## A little more on $$M(\lambda)/M(\mu)/1$$

• $$Q(t)$$ the number of items in the system at time $$t$$

• $$\rho = \lambda/\mu$$ is the traffic intensity

• $$Q$$ is a continuous-time Markov chain, with generator $$G$$ given by $G(n, n-1) = \mu \text{ for all n \geq 1}$ and $G(n, n+1) = \lambda \text{ for all n \geq 0 }$

## Theorem: stationary distribution

If $$\rho <1$$, then as $$t \to \infty$$ $\mathbb{P}(Q(t) = n) \to (1- \rho)\rho^n = \pi_n,$ were $$\pi$$ is the stationary distribution.

• Solving $$\pi G = \mathbf{0}$$, we obtain for $$n \geq 1$$

$\begin{eqnarray*} 0 &=&(\pi G)_n \\ &=& \pi_{n-1}G(n-1,n) + \pi_{n+1}G(n+1,n )+ \pi_nG(n,n) \end{eqnarray*}$

and

$0=(\pi G)_0 = \pi_1 G(1, 0) + \pi_0 G(0,0)$

## continued

• Thus

$\pi_{n+1} = \pi_n(\rho +1) - \pi_{n-1} \rho$ and

$\pi_1= \rho \pi_0$

• It is easy to see that

$\pi_n = \rho^n \pi_0.$

• Summing over all $$n$$, using the fact that $$\pi$$ is probability measure, we obtain $\pi_0 = 1- \rho$

## Burke’s theorem

• Theorem: The departures $$D(t)$$ of a stationary $$M(\lambda)/M(\mu)/1$$ queue are a Poisson process of rate $$\lambda$$. Furthermore, $$Q(t)$$ is independent of the $$(D(s), s \leq t)$$.

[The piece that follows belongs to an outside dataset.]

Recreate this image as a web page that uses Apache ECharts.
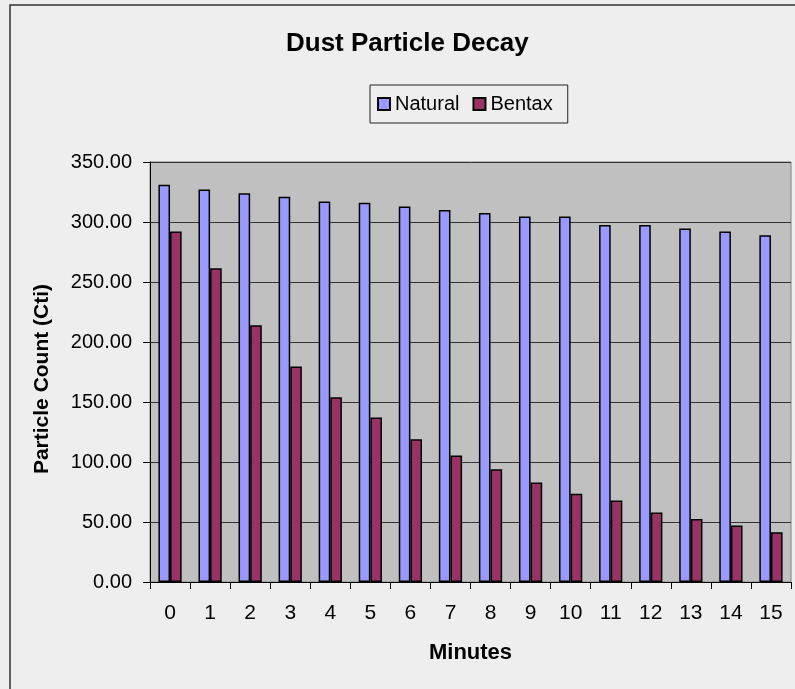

• We sketch a proof using reversibility. See Reich’s proof of Burke’s theorem

• It is easy to check that $$Q$$ is reversible.

• Given $$T>0$$, the process $$R(t)= Q(T-t)$$ has the same law as $$(Q(s), s\leq T)$$.

• The process $$R$$ adds an arrival at time $$t$$, when $$Q$$ has a departure at time $$T-t$$.

## continued

• The arrivals of $$R$$ and $$Q$$ are both Poisson

• The time-reversal of a Poisson is again a Poisson.

• Thus the departure process is also Poisson.

• $$Q(0)$$ is independent from the arrivals in $$[0, T]$$

• Reversing time, $$Q(T)$$ is independent from the departures in $$[0, T]$$.

## Two M/M/1 queues in series

• It is a general question, given a item has to pass through two queues in series, one after another, which order should the queues to placed in?

• This is in general a hard question

• However, using Burke’s theorem, we can show the order does not matter in the case of two M/M/1 queues in equilibrium.

Theorem Suppose items enter a $$M(\lambda)/M(\mu_1)/1$$ queue, then upon exiting report to another queues with exponential service rate $$\mu_2$$. If $$\lambda < \min(\mu_1, \mu_2)$$, then the continuous-time Markov chain $$(Q_1, Q_2)$$ has stationary distribution given by

$(m,n) \mapsto \rho_1^m(1-\rho_1) * \rho_2^n(1-\rho_2)$ where $$\rho_1 = \lambda/\mu_1$$ and $$\rho_2 = \lambda/\mu_2$$.

## Proof

• We already know that if the first queue is stationary, then by Burke’s theorem, the departures are again a Poisson process with rate $$\lambda$$

• Thus what feeds into the second queue is still a Poisson.

• We already know that the individual expressions correspond to the the stationary distributions of the individual queues

• Independence follows from the independence assertion is Burke’s theorem.

## Summary

• We found the stationary distribution for a M/M/1 queue.

• We used reversibility to prove Burke’s theorem.

• We applied Burke’s theorem to two M/M/1 queues in series.